--- DATA SEGMENT ---
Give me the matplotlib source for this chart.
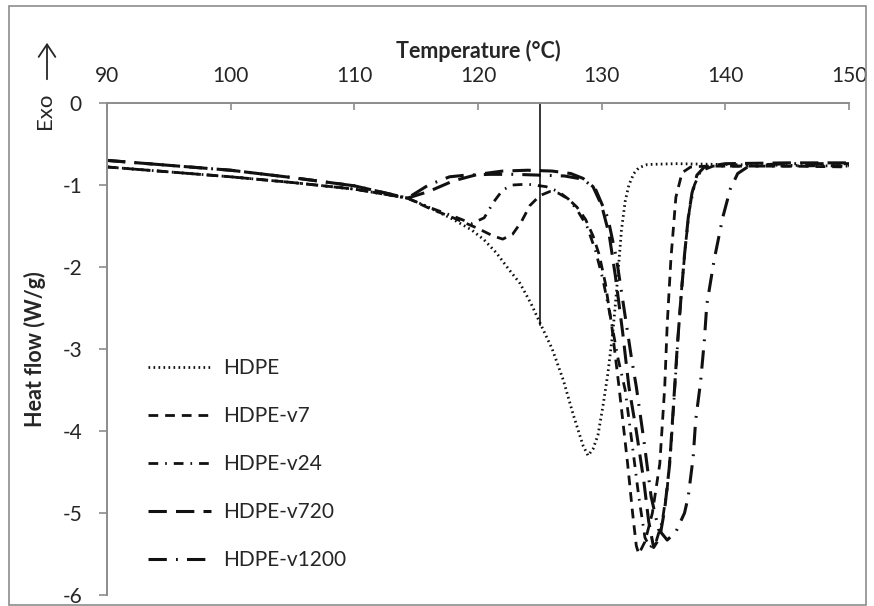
import matplotlib
matplotlib.use("Agg")
import matplotlib.pyplot as plt
from matplotlib.patches import Rectangle, FancyArrowPatch

# DSC curves (temperature in degC, heat flow in W/g)
temp_hdpe = [90, 95, 100, 105, 110, 114.3, 116, 118, 119.5, 120.5, 121.5, 122.5, 123.4, 124.3, 125.1,
             126, 126.9, 127.7, 128.5, 128.9, 129.3, 129.7, 130.1, 130.5, 130.9, 131.2, 131.6, 131.9,
             132.2, 132.6, 133.0, 133.7, 136, 140, 145, 150]
flow_hdpe = [-0.78, -0.84, -0.90, -0.97, -1.05, -1.16, -1.27, -1.42, -1.55, -1.67, -1.83, -2.03, -2.2,
             -2.45, -2.71, -3.0, -3.38, -3.8, -4.18, -4.3, -4.22, -4.05, -3.7, -3.3, -2.8, -2.3, -1.55,
             -1.2, -1.0, -0.86, -0.79, -0.75, -0.74, -0.75, -0.76, -0.77]

temp_v7 = [90, 95, 100, 105, 110, 114.3, 116, 118, 120, 121.2, 122.0, 122.8, 123.5, 124.2, 125.0, 125.8,
           126.5, 127.3, 128.0, 128.7, 129.3, 129.8, 130.3, 130.8, 131.4, 132.1, 132.5, 132.8, 133.0,
           133.5, 134.1, 134.7, 135.1, 135.3, 135.6, 136.0, 136.5, 137.2, 138.5, 140, 145, 150]
flow_v7 = [-0.78, -0.84, -0.90, -0.97, -1.05, -1.16, -1.28, -1.40, -1.53, -1.62, -1.66, -1.6, -1.45,
           -1.25, -1.13, -1.08, -1.1, -1.17, -1.27, -1.42, -1.62, -1.85, -2.2, -2.7, -3.46, -4.4, -5.0,
           -5.4, -5.5, -5.35, -5.0, -4.4, -3.46, -2.7, -1.9, -1.15, -0.85, -0.78, -0.77, -0.77, -0.77, -0.78]

temp_v24 = [90, 95, 100, 105, 110, 114.3, 116, 118, 119.5, 120.5, 121.3, 122, 122.8, 124, 125.5, 126.5,
            127.3, 128, 128.8, 129.5, 130.1, 130.7, 131.3, 131.9, 132.5, 133.0, 133.5, 133.9, 134.4,
            134.9, 135.3, 135.6, 135.9, 136.2, 136.5, 136.8, 137.1, 137.5, 138.0, 139, 145, 150]
flow_v24 = [-0.78, -0.84, -0.90, -0.97, -1.05, -1.16, -1.27, -1.38, -1.47, -1.4, -1.2, -1.06, -1.0,
            -0.99, -1.02, -1.08, -1.17, -1.3, -1.5, -1.8, -2.15, -2.6, -3.1, -3.5, -4.2, -4.8, -5.3,
            -5.42, -5.35, -5.1, -4.7, -4.2, -3.5, -2.8, -2.2, -1.7, -1.3, -1.0, -0.83, -0.77, -0.77, -0.76]

temp_v720 = [90, 95, 100, 105, 110, 114.3, 116, 118, 120, 122, 124, 126, 127.5, 128.5, 129.3, 130,
             130.6, 131.1, 131.7, 132.2, 132.8, 133.4, 133.8, 134.2, 134.7, 135.1, 135.5, 135.8, 136.1,
             136.4, 136.7, 137.0, 137.3, 137.7, 138.3, 140, 145, 150]
flow_v720 = [-0.70, -0.76, -0.82, -0.91, -1.01, -1.16, -1.08, -0.95, -0.87, -0.83, -0.82, -0.83, -0.86,
             -0.92, -1.02, -1.25, -1.6, -2.1, -2.8, -3.46, -4.0, -4.6, -5.1, -5.42, -5.3, -4.95, -4.4,
             -3.7, -3.0, -2.4, -1.85, -1.4, -1.1, -0.88, -0.78, -0.74, -0.73, -0.73]

temp_v1200 = [90, 95, 100, 105, 110, 114.3, 116, 117.7, 119, 121, 123, 125, 127, 128.5, 129.5, 130.5,
              131.2, 131.8, 132.4, 132.8, 133.4, 134.0, 134.6, 135.3, 136.0, 136.7, 137.0, 137.4, 137.6,
              138.0, 138.3, 138.5, 139.1, 139.8, 140.4, 141.0, 142, 145, 150]
flow_v1200 = [-0.70, -0.76, -0.82, -0.91, -1.01, -1.16, -1.0, -0.90, -0.88, -0.87, -0.87, -0.88, -0.89,
              -0.93, -1.05, -1.4, -1.9, -2.5, -3.1, -3.46, -4.1, -4.8, -5.2, -5.33, -5.23, -5.0, -4.8,
              -4.32, -3.87, -3.4, -2.9, -2.46, -1.91, -1.39, -1.05, -0.86, -0.76, -0.74, -0.74]

labels = ["HDPE", "HDPE-v7", "HDPE-v24", "HDPE-v720", "HDPE-v1200"]

# marker line at 125 degC
marker_temp = 125
marker_flow = [0, -2.71]

x_ticks = [90, 100, 110, 120, 130, 140, 150]
y_ticks = [0, -1, -2, -3, -4, -5, -6]

plt.rcParams["font.family"] = ["Lato", "DejaVu Sans"]
plt.rcParams["axes.unicode_minus"] = False
text_color = "#262626"
spine_color = "#8c8c8c"

W, H = 874, 606
fig = plt.figure(figsize=(W / 100, H / 100), dpi=100)
ax = fig.add_axes([107 / W, 1 - 595 / H, (849 - 107) / W, (595 - 103) / H])

styles = [
    dict(linestyle=(0, (0.6, 1.2)), linewidth=2.0),
    dict(linestyle=(0, (3.5, 2.5)), linewidth=2.0),
    dict(linestyle=(0, (3.5, 2.5, 0.6, 2.5)), linewidth=2.0),
    dict(linestyle=(0, (6, 3)), linewidth=2.2),
    dict(linestyle=(0, (6, 3, 0.6, 3)), linewidth=2.2),
]
series = [(temp_hdpe, flow_hdpe), (temp_v7, flow_v7), (temp_v24, flow_v24),
          (temp_v720, flow_v720), (temp_v1200, flow_v1200)]
for (t, f), lab, st in zip(series, labels, styles):
    ax.plot(t, f, color="#111111", label=lab, dash_capstyle="butt", **st)

ax.plot([marker_temp, marker_temp], marker_flow, color="black", linewidth=1.1)

ax.set_xlim(90, 150)
ax.set_ylim(-6, 0)
ax.set_xticks(x_ticks)
ax.set_yticks(y_ticks)
ax.xaxis.tick_top()
ax.xaxis.set_label_position("top")
ax.tick_params(axis="x", direction="in", length=5, width=1.2, color=spine_color,
               labelsize=15, labelcolor=text_color, pad=12)
ax.tick_params(axis="y", direction="out", length=6, width=1.2, color=spine_color,
               labelsize=15, labelcolor=text_color, pad=12)
for side in ["right", "bottom"]:
    ax.spines[side].set_visible(False)
for side in ["left", "top"]:
    ax.spines[side].set_color(spine_color)
    ax.spines[side].set_linewidth(1.4)

ax.set_xlabel("Temperature (°C)", fontsize=15.5, fontweight="bold", color=text_color, labelpad=6)
ax.set_ylabel("Heat flow (W/g)", fontsize=15.5, fontweight="bold", color=text_color, labelpad=12)

# Exo arrow
fig.text(45 / W, 1 - 111 / H, "Exo", rotation=90, ha="center", va="center", fontsize=16, color=text_color)
fig.add_artist(FancyArrowPatch((47 / W, 1 - 82 / H), (47 / W, 1 - 40 / H),
                               transform=fig.transFigure, arrowstyle="->,head_length=6,head_width=4",
                               color=text_color, linewidth=1.3, mutation_scale=1.5))

leg = ax.legend(loc="upper left", bbox_to_anchor=(148 / W, 1 - 358 / H), bbox_transform=fig.transFigure,
                frameon=False, fontsize=15, handlelength=3.0, handletextpad=0.6, labelspacing=1.35,
                borderpad=0, borderaxespad=0)
for txt in leg.get_texts():
    txt.set_color(text_color)

# outer chart border
fig.add_artist(Rectangle((8.5 / W, 1 - 605 / H), (866 - 8.5) / W, (605 - 6) / H, transform=fig.transFigure,
                         fill=False, edgecolor=spine_color, linewidth=1.2))

fig.savefig("out.png", dpi=100)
---
### [GIVEN EXERCISE]
Give back exactly the lines from the first line of the data through the line with "from matplotlib.patches import", pictures excluded.

### [RESPONSE TO THE EXERCISE]
Give me the matplotlib source for this chart.
import matplotlib
matplotlib.use("Agg")
import matplotlib.pyplot as plt
from matplotlib.patches import Rectangle, FancyArrowPatch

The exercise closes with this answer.